Your divorce is final! No doubt you feel like taking a break but there is much more to do to separate your life from your ex’s.
First, you need to update your will. Keep in mind that minor children cannot directly inherit or be named beneficiaries. The result would be indirectly leaving the proceeds to your estranged spouse as their parent.
You also need to change the beneficiary on your life insurance, investment accounts, workplace retirement plans, IRAs and bank accounts, including your TOD or “Transfer on Death” designation on your bank accounts. Be sure the divorce documents don’t require you to keep your spouse as beneficiary before you make a change in beneficiary. It’s very important to know that these beneficiary designations supersede your will so if you change your will only, but not these designations, the beneficiary designations will rule. The beneficiary on your 401(k) account cannot be changed to someone other than your spouse, without your spouse’s consent, before your divorce is final.
You may need to sell your home or refinance your mortgage if your settlement agreement requires you to do so. Check your divorce papers for any deadlines. After you refinance, file a transfer of deed with the county. If your spouse is the one refinancing, ask for evidence that this has been done by the deadline.
Was there a retirement account that was split in the divorce? Make sure any QDRO is prepared, signed by the judge, and sent to the plan administrator. If you are the one to be getting money from your ex-spouses employer plan, don’t rely on him or her to do this for you. You are the one with the incentive and if this is not done, you could lose out if your spouse dies before the QDRO is in place.
Do you want to change your name to your maiden or other prior name? If you elected to do so, then let everyone know. This is no small task!! Notify Social Security and the IRS first and make sure that is done before proceeding to the remainder. You will need to change your name on your passport, credit card accounts and bank accounts (after these accounts are split up), utilities, car insurance, homeowner’s insurance, umbrella insurance policies, your driver’s license, and your mortgage, and any other banks or accounts where you have a loan. Don’t forget to tell your employer. Changing your social media accounts will help friends and work-related contacts know you want to be called by your “new” old name.

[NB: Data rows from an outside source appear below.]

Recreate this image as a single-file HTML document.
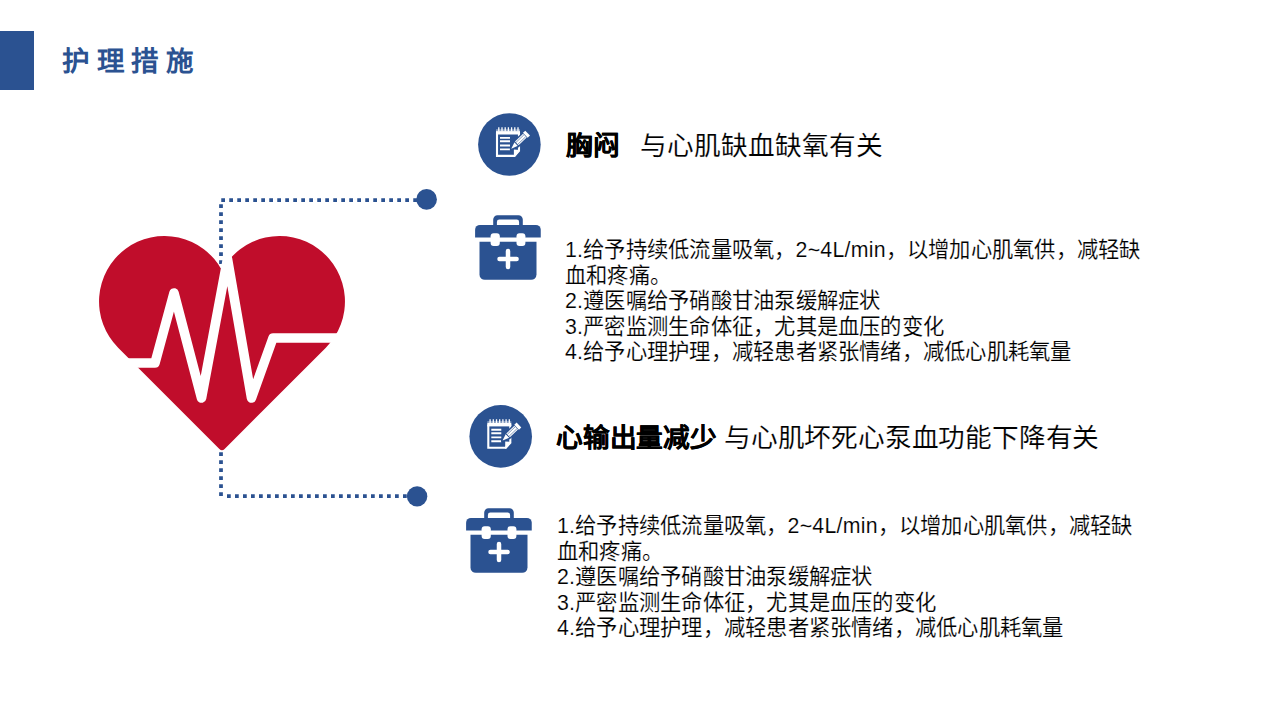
<!DOCTYPE html>
<html lang="zh-CN">
<head>
<meta charset="utf-8">
<style>
html,body{margin:0;padding:0;}
body{width:1280px;height:720px;position:relative;overflow:hidden;background:#fff;font-family:"Liberation Sans",sans-serif;color:#000;}
.abs{position:absolute;}
.bar{left:0;top:31px;width:34px;height:59px;background:#2b5291;}
.title{left:62px;top:41.5px;font-size:27.5px;font-weight:bold;color:#2b5291;letter-spacing:7.5px;white-space:nowrap;line-height:40px;}
.head{font-size:26.67px;white-space:nowrap;line-height:36px;-webkit-text-stroke:0.15px #fff;}
.hb{font-weight:bold;-webkit-text-stroke:0.15px #000;}
.body{font-size:21.33px;line-height:25.5px;letter-spacing:0.23px;white-space:nowrap;-webkit-text-stroke:0.15px #fff;}
svg{position:absolute;left:0;top:0;}
</style>
</head>
<body>
<div class="abs bar"></div>
<div class="abs title">护理措施</div>

<svg width="1280" height="720" viewBox="0 0 1280 720">
  <defs>
    <g id="note">
      <circle cx="0" cy="0" r="31.3" fill="#2b5291"/>
      <!-- page border -->
      <path d="M-12.4 -12 V11.4 H5 L9.6 6.4 V-12" fill="none" stroke="#fff" stroke-width="2.1"/>
      <!-- header band -->
      <rect x="-13.4" y="-13.4" width="24" height="3.4" fill="#fff"/>
      <g stroke="#fff" stroke-width="1.3">
        <path d="M-10.6 -17.2 V-13 M-7.4 -17.2 V-13 M-4.2 -17.2 V-13 M-1 -17.2 V-13 M2.2 -17.2 V-13 M5.4 -17.2 V-13 M8.6 -17.2 V-13"/>
      </g>
      <rect x="-13.4" y="-15.2" width="24" height="2" fill="#fff" opacity="0.45"/>
      <!-- lines -->
      <g stroke="#fff" stroke-width="1.9">
        <path d="M-9.4 -6.6 H0.6 M-9.4 -3.2 H0.6 M-9.4 1 H0.6 M-9.4 4.9 H0.6"/>
      </g>
      <!-- corner fold -->
      <path d="M10.6 5.5 L5.5 12.4 L4.5 12.4 L4.5 5 Z" fill="#fff"/>
      <!-- pencil -->
      <g transform="translate(1.9 4.2) rotate(-43.7)">
        <path d="M-0.6 0 L6.8 -3 H23.2 V3 H6.8 Z" fill="#2b5291" stroke="#2b5291" stroke-width="2.2" stroke-linejoin="round"/>
        <path d="M0 0 L6.8 -2.5 L6.8 2.5 Z" fill="#fff"/>
        <path d="M6.8 -2.7 H8 V2.7 H6.8 Z" fill="#2b5291"/>
        <rect x="7.6" y="-2.6" width="11.2" height="5.2" fill="#fff"/>
        <path d="M7.8 -1.3 H18.6 M7.8 1.3 H18.6" stroke="#2b5291" stroke-width="0.55"/>
        <rect x="19.4" y="-3.4" width="3.2" height="6.8" fill="#fff"/>
      </g>
    </g>
    <g id="kit">
      <path d="M493.2 237 V219.5 A4.3 4.3 0 0 1 497.5 215.2 H518.5 A4.3 4.3 0 0 1 522.8 219.5 V237 H519.1 V222 A2.4 2.4 0 0 0 516.7 219.6 H499.3 A2.4 2.4 0 0 0 496.9 222 V237 Z" fill="#2b5291"/>
      <path d="M475.1 237.6 V229.7 A4.8 4.8 0 0 1 479.9 224.9 H535.95 A4.8 4.8 0 0 1 540.75 229.7 V237.6 Z" fill="#2b5291"/>
      <path d="M479.5 241.8 H536.5 V274.5 A5.3 5.3 0 0 1 531.2 279.8 H484.8 A5.3 5.3 0 0 1 479.5 274.5 Z" fill="#2b5291"/>
      <rect x="490.6" y="233.3" width="9.2" height="12.7" rx="3" fill="#fff"/>
      <rect x="516.5" y="233.3" width="8.9" height="12.7" rx="3" fill="#fff"/>
      <path d="M499.5 259 H516.6 M508 250.9 V267" stroke="#fff" stroke-width="4.5" stroke-linecap="round"/>
    </g>
  </defs>
  <g fill="none" stroke="#2b5291" stroke-width="3.75" stroke-dasharray="3.75 4.25">
    <path d="M221.25 200 H418"/>
    <path d="M221 204.2 V497.8"/>
    <path d="M227 496 H408"/>
  </g>
  <circle cx="426.6" cy="199.4" r="10.3" fill="#2b5291"/>
  <circle cx="417.1" cy="496.4" r="10.2" fill="#2b5291"/>
  <!-- heart -->
  <path fill="#c00d2b" d="M222 270.4 A65.4 65.4 0 1 0 118.15 347.65 L219.4 448.9 Q222 451.5 224.6 448.9 L325.85 347.65 A65.4 65.4 0 1 0 222 270.4 Z"/>
  <polyline fill="none" stroke="#fff" stroke-width="9.6" stroke-linejoin="round" stroke-linecap="butt"
    points="90,363 155,363 174,293 201.5,398 227.5,259 251.5,398 273,338 360,338"/>
  <use href="#note" transform="translate(509.4 144.5)"/>
  <use href="#note" transform="translate(500.7 436.4)"/>
  <use href="#kit"/>
  <use href="#kit" transform="translate(-9 293)"/>
</svg>

<div class="abs head hb" style="left:566px;top:127.5px;">胸闷</div>
<div class="abs head" style="left:640px;top:127.5px;">与心肌缺血缺氧有关</div>
<div class="abs body" style="left:565px;top:238.3px;">1.给予持续低流量吸氧，2~4L/min，以增加心肌氧供，减轻缺<br>血和疼痛。<br>2.遵医嘱给予硝酸甘油泵缓解症状<br>3.严密监测生命体征，尤其是血压的变化<br>4.给予心理护理，减轻患者紧张情绪，减低心肌耗氧量</div>

<div class="abs head hb" style="left:556px;top:420px;letter-spacing:-0.25px;">心输出量减少</div>
<div class="abs head" style="left:724px;top:420px;letter-spacing:-0.2px;">与心肌坏死心泵血功能下降有关</div>
<div class="abs body" style="left:557px;top:514.3px;">1.给予持续低流量吸氧，2~4L/min，以增加心肌氧供，减轻缺<br>血和疼痛。<br>2.遵医嘱给予硝酸甘油泵缓解症状<br>3.严密监测生命体征，尤其是血压的变化<br>4.给予心理护理，减轻患者紧张情绪，减低心肌耗氧量</div>
</body>
</html>
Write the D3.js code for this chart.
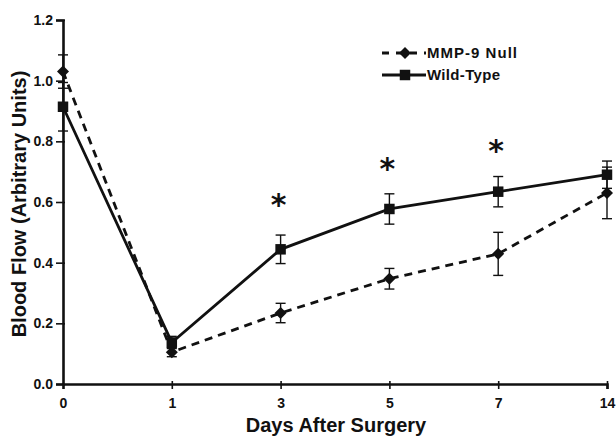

Now that your filing status is changing from “married” to “single” or “head of household”, you should review the withholding on your paycheck. You may need a CPA to help on this. This may be a good time to set up new relationships with a CPA and a financial advisor unless you are comfortable keeping the one you had.
Hopefully, you did this during the course of your divorce but if not, you should create new passwords for your accounts. Remember your spouse knows your birthdate, social security number and your mother’s maiden name so you will need to be thorough.
Your Bank Accounts
Close any joint bank or credit card accounts unless you agreed to keep it open. (This may be the case if you have agreed to keep an account for child support purposes, for instance.) Check with the bank to be sure your spouse has taken your name off if he/she has been given this task to be sure you aren’t liable for any future debt.
Was your car in your joint names? If so, you will need to change your car title to your name only.
Your Health Insurance
Health insurance is one of the most difficult aspects budget-wise when it comes to divorce. Ex-spouses are by law entitled to workplace provided health plan insurance for up to 36 months under COBRA, so be sure the employer knows you are divorced and that the proper notification is done. Don’t assume it will be affordable. Divorce opens enrollment for entering a new health plan so shop around even if you are eligible for COBRA. If your health is very good, there are non-Obama care health plans out there that are very affordable with good coverage. Find an independent health insurance agent to help you.
Create a budget! Your financial circumstances may have changed and now more than ever you need to keep on top of spending and saving for retirement.
Finally, seek out therapy if you are struggling emotionally after divorce (and most people do struggle). Better to work on getting emotionally healthier now than entering into a new relationship with all that unresolved baggage. It will help you be a better single parent as well.
Sound like a lot of work? It is!!! But use this as your checklist, don’t feel like you have to get it all done in a month and just keep plugging away. You will get it done!!